Pankajkumar Patel had entered the country illegally in the 90s with his wife Jyotsnaben and had endeavored to adjust his status in 2007 with the United States Citizenship and Immigration Services (USCIS). However, when seeking to obtain his Georgia driver’s license, Patel had erroneously indicated that he was already a citizen and so his discretionary adjustment had been denied.
The case of Patel v. Garland was heard by SCOTUS after Patel had appealed to the 11th Circuit Court following the Department of Homeland Security (DHS) attempting to deport him and his wife. Writing for the majority, Justice Amy Coney Barrett was joined by Chief Justice John Roberts and Justices Clarence Thomas, Samuel Alito and Brett Kavanaugh in ruling the matter was outside their purview because Congress had set forth the rules Attorney General Merrick Garland’s Justice Department was required to follow.
The case involved a man from India who has lived in the U.S. for 30 years. DOJ found that he was ineligible for deportation relief because he once misrepresented his citizenship on a driver’s license form. SCOTUS rules that the man doesn’t get to appeal DOJ’s finding in court.
— SCOTUSblog (@SCOTUSblog) May 16, 2022
“Federal courts have a very limited role to play in this process,” Barrett wrote. “With an exception for legal and constitutional questions, Congress has barred judicial review of the Attorney General’s decisions denying discretionary relief from removal.”
She noted, “At the same time, there is room for mercy: Congress has given the Attorney General power to grant relief from removal in certain circumstances.”
In siding with Justices Stephen Breyer, Sonia Sotomayor and Elena Kagan, Gorsuch’s dissent was highly critical of the majority and expressed the ramifications implied in inherent infallibility within the federal bureaucracy where, barring intercession from Congress, the rule was supreme.

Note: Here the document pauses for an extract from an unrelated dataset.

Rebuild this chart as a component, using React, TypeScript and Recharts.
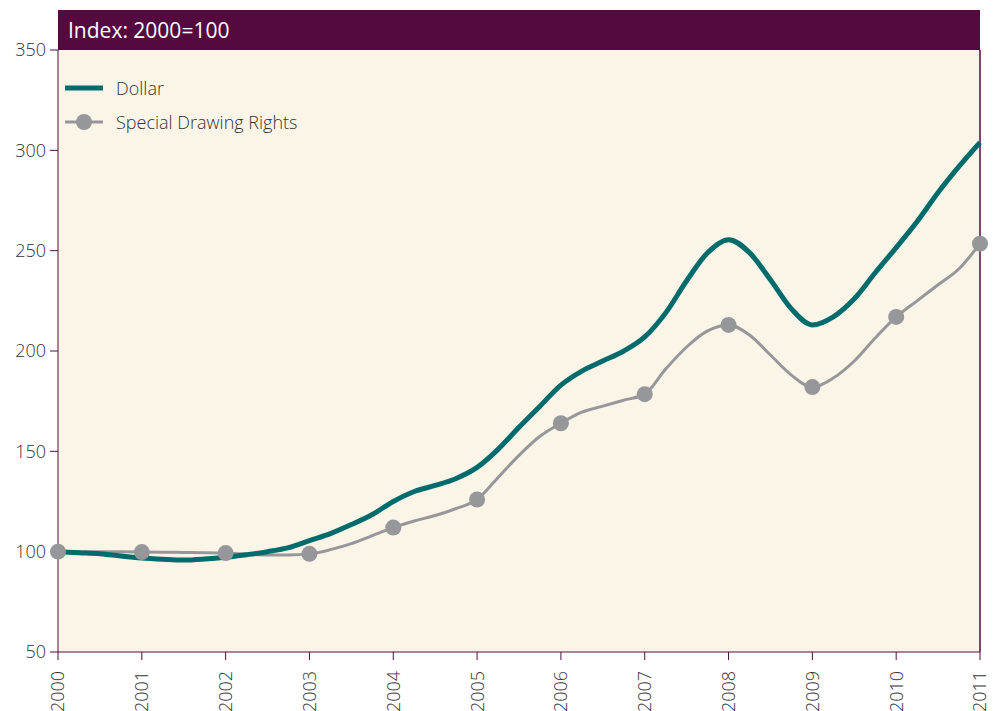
import { LineChart, Line, XAxis, YAxis, CartesianGrid, ReferenceLine } from 'recharts'

const quarters = [
  2000, 2000.25, 2000.5, 2000.75, 2001, 2001.25, 2001.5, 2001.75,
  2002, 2002.25, 2002.5, 2002.75, 2003, 2003.25, 2003.5, 2003.75,
  2004, 2004.25, 2004.5, 2004.75, 2005, 2005.25, 2005.5, 2005.75,
  2006, 2006.25, 2006.5, 2006.75, 2007, 2007.25, 2007.5, 2007.75,
  2008, 2008.25, 2008.5, 2008.75, 2009, 2009.25, 2009.5, 2009.75,
  2010, 2010.25, 2010.5, 2010.75, 2011,
]

const dollar = [
  100, 99.5, 99, 97.8, 96.8, 96.2, 95.8, 96.3,
  97.2, 98.5, 100, 102, 105.5, 109, 113.5, 118.5,
  125, 130, 133, 136.5, 142, 151, 162, 172.5,
  183, 190, 195, 200, 207, 219, 235, 249,
  255.5, 249, 235.5, 221, 213, 217, 226, 239,
  251.5, 264.5, 279, 292, 304,
]

const sdr = [
  100, 100, 100, 99.9, 99.8, 99.7, 99.6, 99.5,
  99.3, 98.8, 98.4, 98.4, 98.9, 101, 104, 108,
  112, 115.3, 118, 121.5, 126, 137, 148, 157.5,
  164, 169.5, 172.5, 175.5, 178.5, 191, 202, 210,
  213, 208, 198, 188, 182, 186.5, 195, 206.5,
  217, 225, 233, 241, 253.5,
]

const yearTicks = [2000, 2001, 2002, 2003, 2004, 2005, 2006, 2007, 2008, 2009, 2010, 2011]
const valueTicks = [50, 100, 150, 200, 250, 300, 350]

const data = quarters.map((q, i) => ({ q, dollar: dollar[i], sdr: sdr[i] }))

const MAROON = '#550a3f'
const TEAL = '#006b6c'
const GREY = '#96979a'
const FONT = '"Open Sans", "Noto Sans", sans-serif'

function YearTick({ x, y, payload }: any) {
  const ty = y + 9
  return (
    <text
      x={x}
      y={ty}
      transform={`rotate(-90, ${x}, ${ty})`}
      textAnchor="end"
      dy="0.36em"
      fontSize={18}
      fontFamily={FONT}
      fontWeight={300}
      fill="#333"
    >
      {payload.value}
    </text>
  )
}

function SdrDot({ cx, cy, payload, index }: any) {
  if (payload.q % 1 !== 0) return <g key={index} />
  return <circle key={index} cx={cx} cy={cy} r={8} fill={GREY} />
}

function LegendBox() {
  const row = { display: 'flex', alignItems: 'center', height: 34 }
  const label = { fontSize: 18, fontFamily: FONT, fontWeight: 300, color: '#333', marginLeft: 12 }
  return (
    <div style={{ position: 'absolute', left: 64, top: 71 }}>
      <div style={row}>
        <svg width={40} height={20}>
          <line x1={1} y1={10} x2={39} y2={10} stroke={TEAL} strokeWidth={5} />
        </svg>
        <span style={label}>Dollar</span>
      </div>
      <div style={row}>
        <svg width={40} height={20}>
          <line x1={1} y1={10} x2={39} y2={10} stroke={GREY} strokeWidth={3} />
          <circle cx={20} cy={10} r={8} fill={GREY} />
        </svg>
        <span style={label}>Special Drawing Rights</span>
      </div>
    </div>
  )
}

export default function App() {
  return (
    <div style={{ position: 'absolute', left: 0, top: 0, width: 995, height: 711, background: '#fff' }}>
      <LineChart width={995} height={711} data={data} margin={{ top: 50, right: 15, bottom: 0, left: 0 }}>
        <CartesianGrid horizontal={false} vertical={false} fill="#fbf5e8" />
        <XAxis
          dataKey="q"
          type="number"
          domain={[2000, 2011]}
          ticks={yearTicks}
          interval={0}
          height={59}
          tickSize={8}
          stroke={MAROON}
          tick={<YearTick />}
        />
        <YAxis
          type="number"
          domain={[50, 350]}
          ticks={valueTicks}
          interval={0}
          width={58}
          tickSize={8}
          tickMargin={4}
          stroke={MAROON}
          tick={{ fontSize: 18, fontFamily: FONT, fontWeight: 300, fill: '#333' }}
        />
        <ReferenceLine x={2011} stroke={MAROON} strokeWidth={1.5} />
        <Line
          dataKey="sdr"
          name="Special Drawing Rights"
          type="monotone"
          stroke={GREY}
          strokeWidth={3}
          dot={<SdrDot />}
          activeDot={false}
          isAnimationActive={false}
        />
        <Line
          dataKey="dollar"
          name="Dollar"
          type="monotone"
          stroke={TEAL}
          strokeWidth={5}
          dot={false}
          activeDot={false}
          isAnimationActive={false}
        />
      </LineChart>
      <LegendBox />
      <div
        style={{
          position: 'absolute',
          left: 58,
          top: 10,
          width: 922,
          height: 40,
          background: MAROON,
          color: '#fff',
          fontFamily: FONT,
          fontSize: 21,
          lineHeight: '40px',
          paddingLeft: 10,
          boxSizing: 'border-box',
        }}
      >
        Index: 2000=100
      </div>
    </div>
  )
}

“Today, the Court holds that a federal bureaucracy can make an obvious factual error, one that will result in an individual’s removal from this country,” Gorsuch wrote, “and nothing can be done about it. No court may even hear the case. It is a bold claim promising dire consequences for countless lawful immigrants.”
“As a result, no court may correct even the agency’s most egregious factual mistakes about an individual’s statutory eligibility for relief,” he added as he parsed through the language used by the majority and by Congress in the statutes referenced.
Barrett had countered Gorsuch’s argument in the conclusion of her opinion when she wrote, “The plain…not any interpretive presumption, drives our conclusion today. Because the statute is clear, we have no reason to resort to the presumption of reviewability.”
However, in his assessment, that conclusion “turns an agency once accountable to the rule of law into an authority unto itself. Perhaps some would welcome a world like that. But it is hardly the world Congress ordained.”